**INSTRUCTIONS FOR THE TASK**
Your task is to repeat the entries word for word while leaving out the pictures.

** start of EXERCISE INPUTS **

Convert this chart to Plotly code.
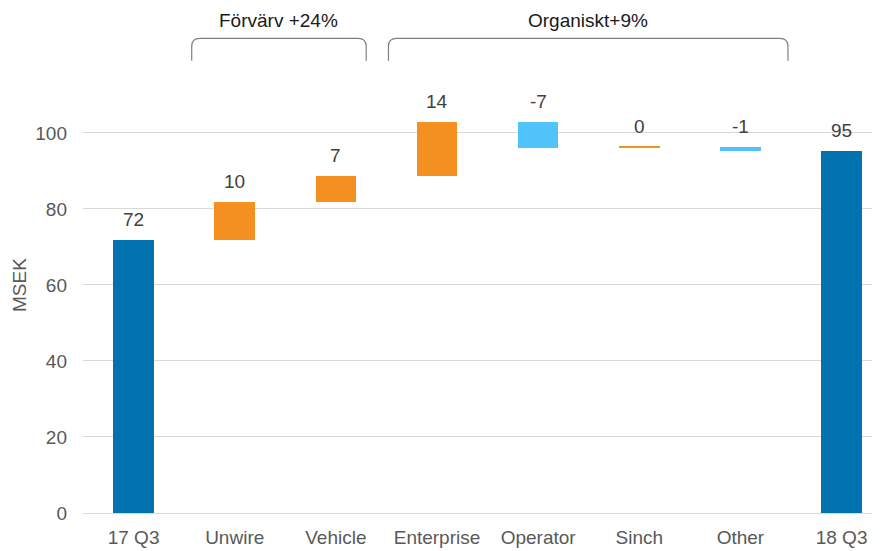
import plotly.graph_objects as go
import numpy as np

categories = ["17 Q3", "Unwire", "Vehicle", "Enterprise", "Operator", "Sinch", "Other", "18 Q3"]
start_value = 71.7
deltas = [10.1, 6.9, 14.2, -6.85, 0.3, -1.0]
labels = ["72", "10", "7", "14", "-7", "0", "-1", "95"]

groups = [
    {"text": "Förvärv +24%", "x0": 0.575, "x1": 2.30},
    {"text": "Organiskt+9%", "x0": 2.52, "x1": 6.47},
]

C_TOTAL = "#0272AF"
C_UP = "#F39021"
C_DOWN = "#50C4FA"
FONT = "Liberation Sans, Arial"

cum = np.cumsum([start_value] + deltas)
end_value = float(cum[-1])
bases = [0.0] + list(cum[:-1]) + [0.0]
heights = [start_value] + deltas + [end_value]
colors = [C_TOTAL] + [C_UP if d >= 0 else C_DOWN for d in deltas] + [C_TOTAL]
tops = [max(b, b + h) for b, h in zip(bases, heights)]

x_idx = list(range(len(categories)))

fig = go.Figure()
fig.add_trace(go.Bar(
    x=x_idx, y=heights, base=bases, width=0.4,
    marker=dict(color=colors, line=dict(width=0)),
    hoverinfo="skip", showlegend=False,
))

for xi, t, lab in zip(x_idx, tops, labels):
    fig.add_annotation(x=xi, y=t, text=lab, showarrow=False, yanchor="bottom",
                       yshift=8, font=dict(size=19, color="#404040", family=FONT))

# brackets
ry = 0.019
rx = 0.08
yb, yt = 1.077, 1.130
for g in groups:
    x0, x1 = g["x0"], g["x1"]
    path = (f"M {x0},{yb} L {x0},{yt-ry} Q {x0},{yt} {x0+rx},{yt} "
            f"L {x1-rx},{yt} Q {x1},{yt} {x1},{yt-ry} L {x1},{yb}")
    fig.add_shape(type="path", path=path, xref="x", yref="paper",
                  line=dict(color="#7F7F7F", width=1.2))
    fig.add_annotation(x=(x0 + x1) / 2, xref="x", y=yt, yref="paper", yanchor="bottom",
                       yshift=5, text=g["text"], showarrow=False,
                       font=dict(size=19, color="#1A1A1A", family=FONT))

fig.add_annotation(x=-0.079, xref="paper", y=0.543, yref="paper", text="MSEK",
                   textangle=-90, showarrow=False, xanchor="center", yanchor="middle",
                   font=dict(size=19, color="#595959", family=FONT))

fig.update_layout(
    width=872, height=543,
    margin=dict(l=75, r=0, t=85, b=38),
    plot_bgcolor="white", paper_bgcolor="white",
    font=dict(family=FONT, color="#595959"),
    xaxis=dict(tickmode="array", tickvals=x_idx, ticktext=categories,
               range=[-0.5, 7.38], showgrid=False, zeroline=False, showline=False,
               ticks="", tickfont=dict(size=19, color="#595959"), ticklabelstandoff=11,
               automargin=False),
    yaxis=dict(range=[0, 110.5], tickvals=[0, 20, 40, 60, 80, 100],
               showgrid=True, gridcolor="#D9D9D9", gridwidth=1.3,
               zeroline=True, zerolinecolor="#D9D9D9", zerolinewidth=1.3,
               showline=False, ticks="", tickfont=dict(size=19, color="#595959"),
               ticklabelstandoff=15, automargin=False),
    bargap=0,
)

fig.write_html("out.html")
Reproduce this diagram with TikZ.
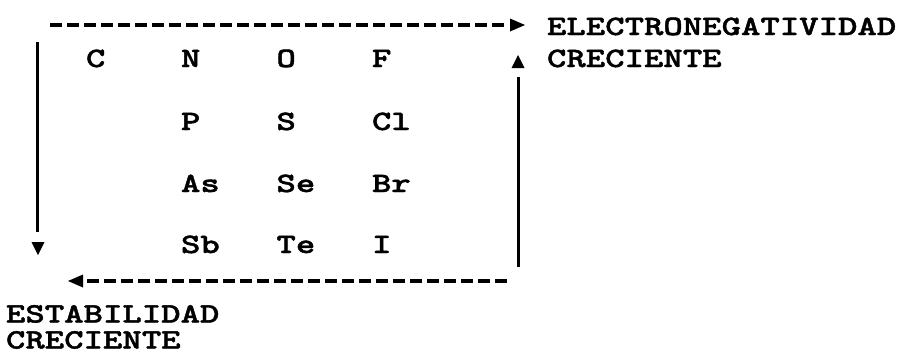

** end of EXERCISE INPUTS **

**COMPLETE ANSWER**
Convert this chart to Plotly code.
import plotly.graph_objects as go
import numpy as np

categories = ["17 Q3", "Unwire", "Vehicle", "Enterprise", "Operator", "Sinch", "Other", "18 Q3"]
start_value = 71.7
deltas = [10.1, 6.9, 14.2, -6.85, 0.3, -1.0]
labels = ["72", "10", "7", "14", "-7", "0", "-1", "95"]

groups = [
    {"text": "Förvärv +24%", "x0": 0.575, "x1": 2.30},
    {"text": "Organiskt+9%", "x0": 2.52, "x1": 6.47},
]

C_TOTAL = "#0272AF"
C_UP = "#F39021"
C_DOWN = "#50C4FA"
FONT = "Liberation Sans, Arial"

cum = np.cumsum([start_value] + deltas)
end_value = float(cum[-1])
bases = [0.0] + list(cum[:-1]) + [0.0]
heights = [start_value] + deltas + [end_value]
colors = [C_TOTAL] + [C_UP if d >= 0 else C_DOWN for d in deltas] + [C_TOTAL]
tops = [max(b, b + h) for b, h in zip(bases, heights)]

x_idx = list(range(len(categories)))

fig = go.Figure()
fig.add_trace(go.Bar(
    x=x_idx, y=heights, base=bases, width=0.4,
    marker=dict(color=colors, line=dict(width=0)),
    hoverinfo="skip", showlegend=False,
))

for xi, t, lab in zip(x_idx, tops, labels):
    fig.add_annotation(x=xi, y=t, text=lab, showarrow=False, yanchor="bottom",
                       yshift=8, font=dict(size=19, color="#404040", family=FONT))

# brackets
ry = 0.019
rx = 0.08
yb, yt = 1.077, 1.130
for g in groups:
    x0, x1 = g["x0"], g["x1"]
    path = (f"M {x0},{yb} L {x0},{yt-ry} Q {x0},{yt} {x0+rx},{yt} "
            f"L {x1-rx},{yt} Q {x1},{yt} {x1},{yt-ry} L {x1},{yb}")
    fig.add_shape(type="path", path=path, xref="x", yref="paper",
                  line=dict(color="#7F7F7F", width=1.2))
    fig.add_annotation(x=(x0 + x1) / 2, xref="x", y=yt, yref="paper", yanchor="bottom",
                       yshift=5, text=g["text"], showarrow=False,
                       font=dict(size=19, color="#1A1A1A", family=FONT))

fig.add_annotation(x=-0.079, xref="paper", y=0.543, yref="paper", text="MSEK",
                   textangle=-90, showarrow=False, xanchor="center", yanchor="middle",
                   font=dict(size=19, color="#595959", family=FONT))

fig.update_layout(
    width=872, height=543,
    margin=dict(l=75, r=0, t=85, b=38),
    plot_bgcolor="white", paper_bgcolor="white",
    font=dict(family=FONT, color="#595959"),
    xaxis=dict(tickmode="array", tickvals=x_idx, ticktext=categories,
               range=[-0.5, 7.38], showgrid=False, zeroline=False, showline=False,
               ticks="", tickfont=dict(size=19, color="#595959"), ticklabelstandoff=11,
               automargin=False),
    yaxis=dict(range=[0, 110.5], tickvals=[0, 20, 40, 60, 80, 100],
               showgrid=True, gridcolor="#D9D9D9", gridwidth=1.3,
               zeroline=True, zerolinecolor="#D9D9D9", zerolinewidth=1.3,
               showline=False, ticks="", tickfont=dict(size=19, color="#595959"),
               ticklabelstandoff=15, automargin=False),
    bargap=0,
)

fig.write_html("out.html")
Reproduce this diagram with TikZ.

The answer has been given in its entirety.